After I am logged a XML-file is loaded in the Browser which I want to download to a local file to be further analyzed in Excel.
How can I download the XML-file line by line or otherwise the full website to a file using Selenium? Currently all efforts to scrape the contents failed because I do not get a match with the FindElemenyBy... methods - the information displayed is XML and not HTML :-(
Do you have any idea how I can save the XML file to a local file?
Thank you very much for your support on this issue.
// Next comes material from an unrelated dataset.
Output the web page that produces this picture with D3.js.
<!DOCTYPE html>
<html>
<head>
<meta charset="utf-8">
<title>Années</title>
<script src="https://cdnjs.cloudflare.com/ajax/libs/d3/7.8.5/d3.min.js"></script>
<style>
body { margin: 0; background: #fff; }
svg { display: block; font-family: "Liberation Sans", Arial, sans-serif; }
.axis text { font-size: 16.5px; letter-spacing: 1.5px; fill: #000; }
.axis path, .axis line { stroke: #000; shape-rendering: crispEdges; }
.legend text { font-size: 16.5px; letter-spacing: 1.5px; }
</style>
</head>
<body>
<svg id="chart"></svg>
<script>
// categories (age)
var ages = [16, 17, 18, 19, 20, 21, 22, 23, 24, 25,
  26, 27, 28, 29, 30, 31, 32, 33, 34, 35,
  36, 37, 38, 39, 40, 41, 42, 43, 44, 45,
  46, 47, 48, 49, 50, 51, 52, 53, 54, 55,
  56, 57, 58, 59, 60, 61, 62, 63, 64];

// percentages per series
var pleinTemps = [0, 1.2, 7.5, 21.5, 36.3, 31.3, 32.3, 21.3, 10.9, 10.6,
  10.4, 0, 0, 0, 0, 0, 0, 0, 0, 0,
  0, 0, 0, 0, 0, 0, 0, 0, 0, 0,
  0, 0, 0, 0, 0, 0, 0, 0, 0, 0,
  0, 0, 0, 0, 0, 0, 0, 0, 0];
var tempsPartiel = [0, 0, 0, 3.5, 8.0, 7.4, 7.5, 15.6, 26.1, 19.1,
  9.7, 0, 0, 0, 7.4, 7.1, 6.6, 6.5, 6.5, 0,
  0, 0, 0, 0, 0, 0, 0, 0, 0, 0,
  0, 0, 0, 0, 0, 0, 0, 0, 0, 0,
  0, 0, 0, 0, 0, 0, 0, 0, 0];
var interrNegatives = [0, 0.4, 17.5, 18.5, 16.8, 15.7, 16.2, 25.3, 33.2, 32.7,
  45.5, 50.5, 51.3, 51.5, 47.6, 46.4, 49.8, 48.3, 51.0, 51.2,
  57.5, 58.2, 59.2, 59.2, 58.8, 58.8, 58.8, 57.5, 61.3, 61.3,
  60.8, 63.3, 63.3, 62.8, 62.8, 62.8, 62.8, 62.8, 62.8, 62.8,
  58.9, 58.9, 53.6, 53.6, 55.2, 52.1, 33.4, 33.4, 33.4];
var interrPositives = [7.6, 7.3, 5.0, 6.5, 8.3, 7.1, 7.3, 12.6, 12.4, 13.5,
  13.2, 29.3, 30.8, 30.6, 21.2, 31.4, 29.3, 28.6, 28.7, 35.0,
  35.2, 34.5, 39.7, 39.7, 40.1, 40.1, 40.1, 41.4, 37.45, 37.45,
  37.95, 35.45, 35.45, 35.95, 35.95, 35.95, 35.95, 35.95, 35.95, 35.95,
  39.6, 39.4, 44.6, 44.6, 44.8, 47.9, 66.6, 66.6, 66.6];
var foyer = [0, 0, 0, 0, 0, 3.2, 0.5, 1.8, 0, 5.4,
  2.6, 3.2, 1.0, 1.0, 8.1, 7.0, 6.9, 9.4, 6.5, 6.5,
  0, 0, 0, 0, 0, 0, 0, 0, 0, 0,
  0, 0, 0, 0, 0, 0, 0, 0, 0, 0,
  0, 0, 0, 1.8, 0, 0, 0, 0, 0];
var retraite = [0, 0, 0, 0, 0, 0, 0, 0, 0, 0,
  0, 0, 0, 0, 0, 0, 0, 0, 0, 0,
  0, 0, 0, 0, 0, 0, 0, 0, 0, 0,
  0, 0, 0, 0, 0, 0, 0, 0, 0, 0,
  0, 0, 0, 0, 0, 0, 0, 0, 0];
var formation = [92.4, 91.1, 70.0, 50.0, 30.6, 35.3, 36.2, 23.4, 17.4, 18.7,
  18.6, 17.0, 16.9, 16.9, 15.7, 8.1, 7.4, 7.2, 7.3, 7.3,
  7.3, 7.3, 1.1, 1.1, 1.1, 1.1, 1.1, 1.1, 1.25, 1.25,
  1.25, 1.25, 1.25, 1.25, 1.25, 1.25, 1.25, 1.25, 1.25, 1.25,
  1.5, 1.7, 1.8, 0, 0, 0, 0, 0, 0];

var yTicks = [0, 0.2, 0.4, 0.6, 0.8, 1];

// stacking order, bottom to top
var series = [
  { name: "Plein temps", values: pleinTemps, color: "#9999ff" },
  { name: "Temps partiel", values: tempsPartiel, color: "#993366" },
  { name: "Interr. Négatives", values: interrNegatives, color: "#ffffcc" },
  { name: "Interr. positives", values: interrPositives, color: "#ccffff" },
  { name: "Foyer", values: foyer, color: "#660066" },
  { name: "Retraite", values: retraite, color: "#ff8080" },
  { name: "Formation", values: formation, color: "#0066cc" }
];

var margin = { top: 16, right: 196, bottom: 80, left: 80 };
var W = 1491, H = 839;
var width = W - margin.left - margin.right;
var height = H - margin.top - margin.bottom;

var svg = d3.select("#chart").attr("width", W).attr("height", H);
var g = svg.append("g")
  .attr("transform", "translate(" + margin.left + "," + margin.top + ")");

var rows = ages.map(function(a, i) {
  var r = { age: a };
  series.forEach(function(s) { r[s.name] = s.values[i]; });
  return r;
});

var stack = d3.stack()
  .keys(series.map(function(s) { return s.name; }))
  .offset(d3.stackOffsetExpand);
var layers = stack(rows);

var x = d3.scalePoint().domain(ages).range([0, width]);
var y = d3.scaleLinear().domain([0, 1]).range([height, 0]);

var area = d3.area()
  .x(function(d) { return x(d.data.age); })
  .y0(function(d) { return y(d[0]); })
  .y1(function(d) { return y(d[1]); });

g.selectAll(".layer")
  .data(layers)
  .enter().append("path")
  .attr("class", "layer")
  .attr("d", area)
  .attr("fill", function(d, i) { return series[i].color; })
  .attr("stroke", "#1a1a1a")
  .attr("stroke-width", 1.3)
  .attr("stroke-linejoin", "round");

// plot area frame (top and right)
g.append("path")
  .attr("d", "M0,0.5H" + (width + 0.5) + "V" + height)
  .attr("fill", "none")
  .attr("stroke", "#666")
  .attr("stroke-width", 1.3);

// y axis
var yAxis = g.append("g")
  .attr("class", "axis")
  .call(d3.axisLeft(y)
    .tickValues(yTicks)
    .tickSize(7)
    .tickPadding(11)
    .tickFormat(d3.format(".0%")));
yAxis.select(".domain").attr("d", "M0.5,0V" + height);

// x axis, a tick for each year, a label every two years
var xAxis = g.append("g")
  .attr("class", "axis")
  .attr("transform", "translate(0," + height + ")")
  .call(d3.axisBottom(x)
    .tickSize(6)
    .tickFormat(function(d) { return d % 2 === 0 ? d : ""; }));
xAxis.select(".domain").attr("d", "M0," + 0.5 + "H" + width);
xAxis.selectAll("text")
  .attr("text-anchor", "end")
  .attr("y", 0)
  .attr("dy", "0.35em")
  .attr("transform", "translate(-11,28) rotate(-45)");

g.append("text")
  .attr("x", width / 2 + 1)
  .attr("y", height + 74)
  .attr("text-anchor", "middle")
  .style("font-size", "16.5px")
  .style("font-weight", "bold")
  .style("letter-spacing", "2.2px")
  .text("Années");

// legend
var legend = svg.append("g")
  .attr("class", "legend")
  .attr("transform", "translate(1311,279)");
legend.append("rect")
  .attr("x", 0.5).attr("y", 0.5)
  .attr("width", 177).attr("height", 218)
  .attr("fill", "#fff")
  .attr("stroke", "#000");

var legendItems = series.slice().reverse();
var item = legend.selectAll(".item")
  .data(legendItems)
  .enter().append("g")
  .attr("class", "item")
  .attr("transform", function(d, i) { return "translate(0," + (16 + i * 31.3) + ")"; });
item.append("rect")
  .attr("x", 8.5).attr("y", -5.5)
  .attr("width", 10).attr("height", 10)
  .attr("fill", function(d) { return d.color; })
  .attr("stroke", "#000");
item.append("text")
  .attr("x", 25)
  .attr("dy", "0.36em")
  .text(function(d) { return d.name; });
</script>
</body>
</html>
You can write it to a local file using plain VBA. Let's say you want to download this XML file - https://bin.codingislove.com/raw/vezawabegi
Then code looks like this :
Sub downloadXmlSelenium() Dim bot As New WebDriver bot.Start "chrome", "https://bin.codingislove.com" bot.get "/raw/vezawabegi" myfile = Application.ActiveWorkbook.Path & "\result.xml" MsgBox (myfile) Open myfile For Output As #1 Write #1, bot.FindElementByTag("body").Text Close #1 bot.Quit End Sub
Thank you ver much for your reply, this seems to be a nice way, but unfortunately does not work.
The site I'm using does not embed the XML-file in HTML-tags, therefore there is no "body" tag to be used for the extract. However, Chrome provides some basic HTML-structure even if a plain XML-file is provided by the server and I could grab the class "pretty-print" to extract the XML-details but as I am usually using firefox this does not work. In addition to this the XML-file contains > 5.000 entries so working on the "body" tag or "pretty-print" class does take a very long time...
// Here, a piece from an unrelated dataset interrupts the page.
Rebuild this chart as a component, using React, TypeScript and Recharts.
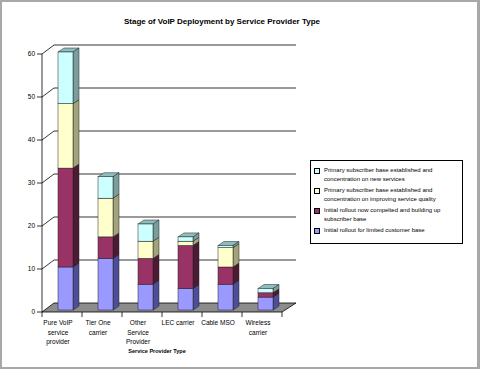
import React from 'react';
import { BarChart, Bar, XAxis, YAxis, CartesianGrid, Legend } from 'recharts';

const CATEGORIES = ['Pure VoIP service provider', 'Tier One carrier', 'Other Service Provider', 'LEC carrier', 'Cable MSO', 'Wireless carrier'];
const CATEGORY_LINES = [['Pure VoIP', 'service', 'provider'], ['Tier One', 'carrier'], ['Other', 'Service', 'Provider'], ['LEC carrier'], ['Cable MSO'], ['Wireless', 'carrier']];

const INITIAL_LIMITED = [10, 12, 6, 5, 6, 3];
const INITIAL_COMPLETED = [23, 5, 6, 10, 4, 1];
const PRIMARY_QUALITY = [15, 9, 4, 1, 4.5, 0];
const PRIMARY_NEW = [12, 5, 4, 1, 0.5, 1];

const Y_TICKS = [0, 10, 20, 30, 40, 50, 60];

const SERIES = [
  { key: 'limited', name: 'Initial rollout for limited customer base', fill: '#9999ff', side: '#4d4d99', cap: '#7a7acc' },
  { key: 'completed', name: 'Initial rollout now compelted and building up subscriber base', fill: '#993366', side: '#4d1a33', cap: '#7a2952' },
  { key: 'quality', name: 'Primary subscriber base established and concentration on improving service quality', fill: '#ffffcc', side: '#a3a37a', cap: '#cccca3' },
  { key: 'newsvc', name: 'Primary subscriber base established and concentration on new services', fill: '#ccffff', side: '#7a9e9e', cap: '#8fbdbd' },
];

const data = CATEGORIES.map((name, i) => ({
  name,
  limited: INITIAL_LIMITED[i],
  completed: INITIAL_COMPLETED[i],
  quality: PRIMARY_QUALITY[i],
  newsvc: PRIMARY_NEW[i],
}));

// layout
const PLOT_BOTTOM = 312;
const WALL_DX = 12;
const WALL_DY = 9;
const BAR_DX = 6;
const BAR_DY = 4;

const Bar3D = (props: any) => {
  const { x, y, width, height, fill, side, cap } = props;
  if (!height || height <= 0.1) return null;
  const fx = x + 3;
  const fy = y - 2;
  const w = width;
  const h = height;
  return (
    <g stroke="#222" strokeWidth={0.5}>
      <polygon points={`${fx},${fy} ${fx + w},${fy} ${fx + w + BAR_DX},${fy - BAR_DY} ${fx + BAR_DX},${fy - BAR_DY}`} fill={cap} />
      <polygon points={`${fx + w},${fy} ${fx + w + BAR_DX},${fy - BAR_DY} ${fx + w + BAR_DX},${fy + h - BAR_DY} ${fx + w},${fy + h}`} fill={side} />
      <rect x={fx} y={fy} width={w} height={h} fill={fill} />
    </g>
  );
};

const GridLine = (props: any) => {
  const { x1, x2, y1 } = props;
  if (Math.abs(y1 - PLOT_BOTTOM) < 1) {
    return (
      <g>
        <polygon
          points={`${x1},${y1} ${x2},${y1} ${x2 + 14},${y1 - WALL_DY} ${x1 + WALL_DX},${y1 - WALL_DY}`}
          fill="#8c8c8c"
          stroke="#000"
          strokeWidth={0.8}
        />
      </g>
    );
  }
  return (
    <g stroke="#000" strokeWidth={0.8}>
      <line x1={x1} y1={y1} x2={x1 + WALL_DX} y2={y1 - WALL_DY} />
      <line x1={x1 + WALL_DX} y1={y1 - WALL_DY} x2={x2 + 14} y2={y1 - WALL_DY} />
    </g>
  );
};

const CategoryTick = (props: any) => {
  const { x, index } = props;
  const lines = CATEGORY_LINES[index] || [];
  return (
    <g>
      <line x1={x - 20} y1={PLOT_BOTTOM} x2={x - 20} y2={PLOT_BOTTOM + 5} stroke="#000" strokeWidth={0.8} />
      {index === CATEGORIES.length - 1 && (
        <line x1={x + 20} y1={PLOT_BOTTOM} x2={x + 20} y2={PLOT_BOTTOM + 5} stroke="#000" strokeWidth={0.8} />
      )}
      <text x={x - 4} y={PLOT_BOTTOM + 13} textAnchor="middle" fontSize={6.5} fill="#000" fontFamily="Liberation Sans, Arial, sans-serif">
        {lines.map((l: string, i: number) => (
          <tspan key={i} x={x - 4} dy={i === 0 ? 0 : 9.5}>{l}</tspan>
        ))}
      </text>
    </g>
  );
};

const renderLegend = (props: any) => {
  const items = [...(props.payload || [])].reverse();
  return (
    <div style={{ border: '1px solid #000', boxSizing: 'border-box', width: 153, height: 84, padding: '5px 3px', background: '#fff', fontFamily: 'Liberation Sans, Arial, sans-serif' }}>
      {items.map((item: any, i: number) => (
        <div key={i} style={{ display: 'flex', alignItems: 'flex-start', marginBottom: 3 }}>
          <span style={{ width: 4, height: 4, border: '1px solid #000', background: item.color, marginTop: 2, marginRight: 4, flexShrink: 0 }} />
          <span style={{ fontSize: 6, lineHeight: '8.5px', color: '#000', width: 138 }}>{item.value}</span>
        </div>
      ))}
    </div>
  );
};

export default function App() {
  return (
    <div style={{ position: 'absolute', left: 0, top: 0, width: 480, height: 369, background: '#fff', fontFamily: 'Liberation Sans, Arial, sans-serif' }}>
      <div style={{ position: 'absolute', left: 0, top: 17, width: 444, textAlign: 'center', fontSize: 8, fontWeight: 'bold', color: '#000' }}>
        Stage of VoIP Deployment by Service Provider Type
      </div>
      <BarChart width={480} height={369} data={data} margin={{ top: 54, right: 198, bottom: 7, left: 12 }} barSize={15}>
        <CartesianGrid horizontal={GridLine} vertical={false} />
        <XAxis dataKey="name" height={50} axisLine={false} tickLine={false} tick={<CategoryTick />} interval={0} />
        <YAxis
          width={30}
          domain={[0, 60]}
          ticks={Y_TICKS}
          interval={0}
          tick={{ fontSize: 6.5, fill: '#000' }}
          axisLine={{ stroke: '#000', strokeWidth: 0.8 }}
          tickLine={{ stroke: '#000', strokeWidth: 0.8 }}
          tickSize={5}
          tickMargin={2}
        />
        <Legend
          layout="vertical"
          align="center"
          verticalAlign="middle"
          content={renderLegend}
          wrapperStyle={{ left: 310, top: 160, width: 153, height: 84 }}
        />
        {SERIES.map((s) => (
          <Bar
            key={s.key}
            dataKey={s.key}
            name={s.name}
            stackId="a"
            fill={s.fill}
            isAnimationActive={false}
            shape={(p: any) => <Bar3D {...p} fill={s.fill} side={s.side} cap={s.cap} />}
          />
        ))}
      </BarChart>
      <div style={{ position: 'absolute', left: 107, top: 348, width: 100, textAlign: 'center', fontSize: 5.5, fontWeight: 'bold', color: '#000' }}>
        Service Provider Type
      </div>
      <div style={{ position: 'absolute', left: 0, top: 0, width: 480, height: 369, boxSizing: 'border-box', border: '2px solid #a8a8a8', borderRightWidth: 3, pointerEvents: 'none' }} />
    </div>
  );
}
Isn't there any other solution to save the whole website to a local file instead of grabbing only defined parts of it?
Thank you very much for your support,
You are looking at a page which fetches XML from some API, renders XML and formats it using CSS. The best solution is to find the source URL of XML file by inspecting XHR requests of that page. Once you find the source, Make a simple GET request and grab the XML.